* _TASK_
Return the number of lines that contain the word "React", and return nothing else.

* _DATA PROVIDED_
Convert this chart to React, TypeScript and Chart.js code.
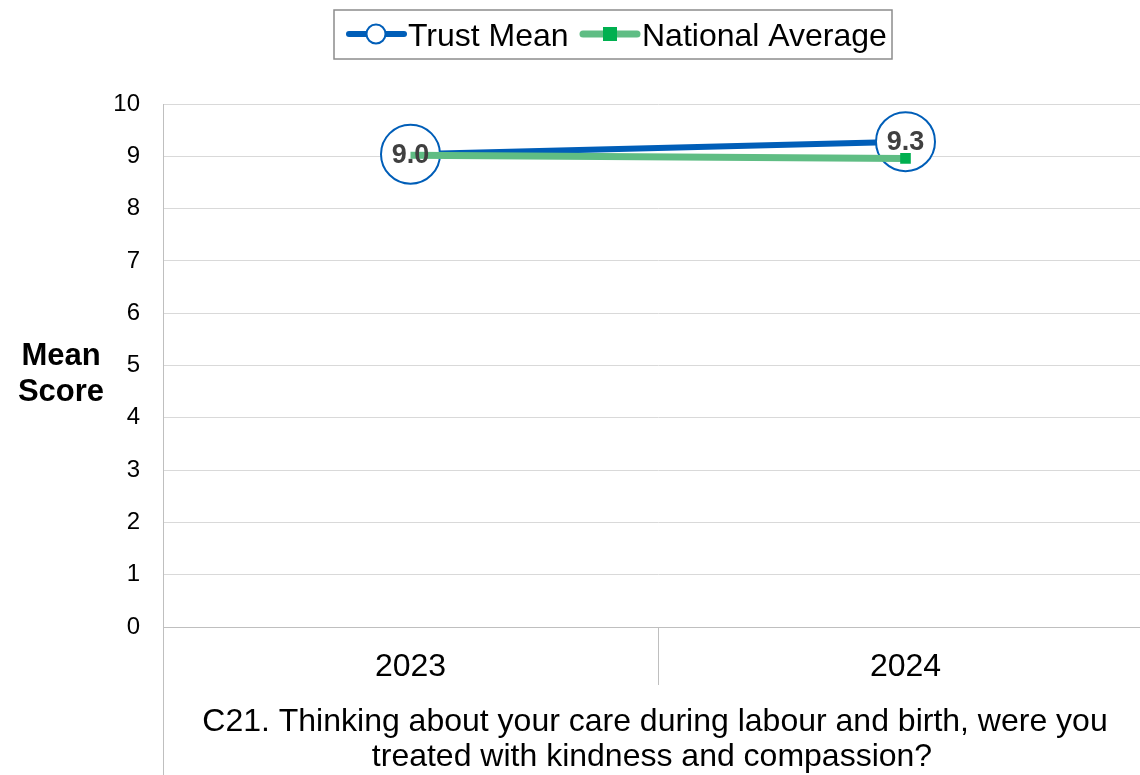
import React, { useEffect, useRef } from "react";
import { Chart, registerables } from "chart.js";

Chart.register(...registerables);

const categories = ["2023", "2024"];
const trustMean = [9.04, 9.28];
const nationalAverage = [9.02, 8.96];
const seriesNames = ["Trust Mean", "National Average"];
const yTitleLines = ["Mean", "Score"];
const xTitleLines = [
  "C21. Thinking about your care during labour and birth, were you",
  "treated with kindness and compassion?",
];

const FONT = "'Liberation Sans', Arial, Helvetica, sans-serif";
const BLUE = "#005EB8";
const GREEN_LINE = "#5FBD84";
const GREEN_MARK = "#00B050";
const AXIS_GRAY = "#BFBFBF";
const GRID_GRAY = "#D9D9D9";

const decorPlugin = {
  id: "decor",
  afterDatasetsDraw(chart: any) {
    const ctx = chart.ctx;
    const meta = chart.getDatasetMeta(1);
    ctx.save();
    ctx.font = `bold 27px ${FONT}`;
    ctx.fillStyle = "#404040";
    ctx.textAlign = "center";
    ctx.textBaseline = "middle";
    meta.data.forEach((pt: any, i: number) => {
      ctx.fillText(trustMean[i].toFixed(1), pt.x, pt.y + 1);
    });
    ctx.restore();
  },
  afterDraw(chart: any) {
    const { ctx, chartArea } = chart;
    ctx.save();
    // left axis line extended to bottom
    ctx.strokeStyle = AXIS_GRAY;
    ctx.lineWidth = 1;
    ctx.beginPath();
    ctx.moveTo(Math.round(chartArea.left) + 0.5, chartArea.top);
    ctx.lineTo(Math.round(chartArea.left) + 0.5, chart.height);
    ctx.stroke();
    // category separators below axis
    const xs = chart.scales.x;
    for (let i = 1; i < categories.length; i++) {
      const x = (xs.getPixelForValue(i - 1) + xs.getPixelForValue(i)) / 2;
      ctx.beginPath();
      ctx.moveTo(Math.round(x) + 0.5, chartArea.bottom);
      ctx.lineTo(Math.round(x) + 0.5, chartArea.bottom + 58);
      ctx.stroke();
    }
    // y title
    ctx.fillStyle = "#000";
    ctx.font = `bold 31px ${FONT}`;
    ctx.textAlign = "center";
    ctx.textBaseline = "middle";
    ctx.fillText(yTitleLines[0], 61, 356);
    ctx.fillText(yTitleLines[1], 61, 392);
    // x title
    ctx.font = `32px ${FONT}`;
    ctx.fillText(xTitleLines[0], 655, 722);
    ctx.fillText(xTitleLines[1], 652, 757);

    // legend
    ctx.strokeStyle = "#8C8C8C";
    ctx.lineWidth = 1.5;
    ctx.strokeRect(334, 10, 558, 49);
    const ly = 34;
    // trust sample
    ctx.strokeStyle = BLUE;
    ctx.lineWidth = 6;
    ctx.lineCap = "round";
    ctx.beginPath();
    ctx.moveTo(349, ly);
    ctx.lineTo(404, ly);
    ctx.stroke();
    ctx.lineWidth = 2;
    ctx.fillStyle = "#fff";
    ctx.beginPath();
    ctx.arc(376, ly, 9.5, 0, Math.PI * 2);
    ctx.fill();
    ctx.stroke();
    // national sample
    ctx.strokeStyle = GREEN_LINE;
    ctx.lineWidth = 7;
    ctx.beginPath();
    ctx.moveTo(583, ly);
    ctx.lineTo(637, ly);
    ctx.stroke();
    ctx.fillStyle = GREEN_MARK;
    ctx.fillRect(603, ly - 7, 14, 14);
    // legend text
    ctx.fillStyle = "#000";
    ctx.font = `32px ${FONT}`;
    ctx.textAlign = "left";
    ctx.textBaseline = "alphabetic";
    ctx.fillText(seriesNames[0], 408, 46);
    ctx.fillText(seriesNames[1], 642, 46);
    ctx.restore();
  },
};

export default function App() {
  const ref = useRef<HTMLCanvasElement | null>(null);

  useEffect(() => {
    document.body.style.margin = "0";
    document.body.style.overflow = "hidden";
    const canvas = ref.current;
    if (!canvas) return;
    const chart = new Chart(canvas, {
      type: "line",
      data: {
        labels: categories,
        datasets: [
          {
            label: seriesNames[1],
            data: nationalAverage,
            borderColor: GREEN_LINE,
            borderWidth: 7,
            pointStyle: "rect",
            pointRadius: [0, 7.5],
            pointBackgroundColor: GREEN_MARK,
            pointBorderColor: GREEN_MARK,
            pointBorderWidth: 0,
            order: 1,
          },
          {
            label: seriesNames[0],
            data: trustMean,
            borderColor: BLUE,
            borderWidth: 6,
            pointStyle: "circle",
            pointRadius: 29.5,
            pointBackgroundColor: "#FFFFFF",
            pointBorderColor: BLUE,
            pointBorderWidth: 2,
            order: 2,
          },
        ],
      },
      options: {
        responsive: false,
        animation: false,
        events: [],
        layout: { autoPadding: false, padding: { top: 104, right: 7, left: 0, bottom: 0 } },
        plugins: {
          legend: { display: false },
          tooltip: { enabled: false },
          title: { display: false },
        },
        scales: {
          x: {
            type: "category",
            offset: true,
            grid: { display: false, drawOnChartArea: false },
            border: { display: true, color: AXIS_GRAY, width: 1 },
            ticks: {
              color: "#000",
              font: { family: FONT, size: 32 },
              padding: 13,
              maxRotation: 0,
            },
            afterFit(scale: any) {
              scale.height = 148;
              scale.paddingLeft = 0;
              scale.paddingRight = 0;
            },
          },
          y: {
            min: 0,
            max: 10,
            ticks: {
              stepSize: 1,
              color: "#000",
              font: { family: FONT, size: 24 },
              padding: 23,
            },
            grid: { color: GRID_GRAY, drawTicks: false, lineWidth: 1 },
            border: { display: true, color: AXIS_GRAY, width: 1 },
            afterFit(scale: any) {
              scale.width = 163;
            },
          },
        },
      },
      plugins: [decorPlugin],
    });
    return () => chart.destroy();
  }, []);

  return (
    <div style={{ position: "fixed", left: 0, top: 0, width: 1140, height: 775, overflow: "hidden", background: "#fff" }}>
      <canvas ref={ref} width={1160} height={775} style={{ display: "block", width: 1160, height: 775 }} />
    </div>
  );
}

* _ANSWER TO THE TASK_
2